What you have to do =>
Extract, in full, the lines below, beginning at the first and ending with the line that contains "import plotly.graph_objects as go". Pictures do not belong in the copy.

Collected material =>
=-=-=-=-=

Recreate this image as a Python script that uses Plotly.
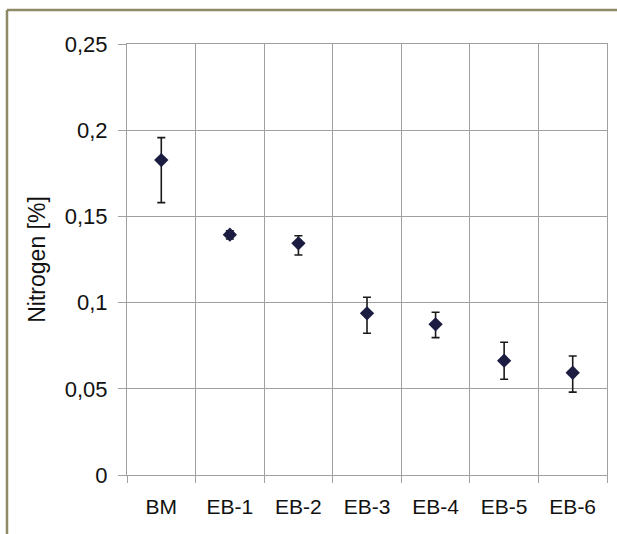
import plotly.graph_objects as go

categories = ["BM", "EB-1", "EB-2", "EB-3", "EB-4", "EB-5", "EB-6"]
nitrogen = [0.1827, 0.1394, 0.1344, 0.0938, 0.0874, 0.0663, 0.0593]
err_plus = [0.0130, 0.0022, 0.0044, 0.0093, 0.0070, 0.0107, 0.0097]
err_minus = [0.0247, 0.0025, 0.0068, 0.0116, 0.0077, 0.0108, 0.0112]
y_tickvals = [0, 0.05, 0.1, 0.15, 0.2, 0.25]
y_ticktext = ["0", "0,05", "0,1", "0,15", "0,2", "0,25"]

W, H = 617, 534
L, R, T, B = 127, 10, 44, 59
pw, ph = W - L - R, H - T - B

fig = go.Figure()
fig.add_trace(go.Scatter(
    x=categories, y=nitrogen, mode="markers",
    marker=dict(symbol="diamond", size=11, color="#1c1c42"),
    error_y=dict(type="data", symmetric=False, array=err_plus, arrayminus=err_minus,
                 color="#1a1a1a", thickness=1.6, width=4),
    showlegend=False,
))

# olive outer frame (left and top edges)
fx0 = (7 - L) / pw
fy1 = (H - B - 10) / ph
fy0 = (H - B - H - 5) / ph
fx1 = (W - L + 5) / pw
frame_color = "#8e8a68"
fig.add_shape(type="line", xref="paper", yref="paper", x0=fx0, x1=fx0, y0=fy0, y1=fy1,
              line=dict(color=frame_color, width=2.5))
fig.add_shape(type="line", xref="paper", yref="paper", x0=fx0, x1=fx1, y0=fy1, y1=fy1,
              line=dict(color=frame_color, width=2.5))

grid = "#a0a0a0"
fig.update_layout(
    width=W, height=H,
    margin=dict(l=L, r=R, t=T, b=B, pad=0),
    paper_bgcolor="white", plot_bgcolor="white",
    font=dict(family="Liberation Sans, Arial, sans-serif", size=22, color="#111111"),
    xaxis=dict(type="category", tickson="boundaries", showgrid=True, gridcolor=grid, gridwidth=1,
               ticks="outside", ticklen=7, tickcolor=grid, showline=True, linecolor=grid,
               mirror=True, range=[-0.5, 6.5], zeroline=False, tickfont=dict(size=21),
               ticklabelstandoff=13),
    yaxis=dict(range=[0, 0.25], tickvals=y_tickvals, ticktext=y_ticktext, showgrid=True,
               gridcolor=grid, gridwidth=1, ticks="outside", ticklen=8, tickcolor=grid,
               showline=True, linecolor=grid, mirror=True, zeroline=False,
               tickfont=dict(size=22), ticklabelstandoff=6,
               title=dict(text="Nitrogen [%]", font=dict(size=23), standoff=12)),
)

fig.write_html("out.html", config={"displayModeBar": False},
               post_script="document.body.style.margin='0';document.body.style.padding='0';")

=-=-=-=-=

Result of this task =>
Recreate this image as a Python script that uses Plotly.
import plotly.graph_objects as go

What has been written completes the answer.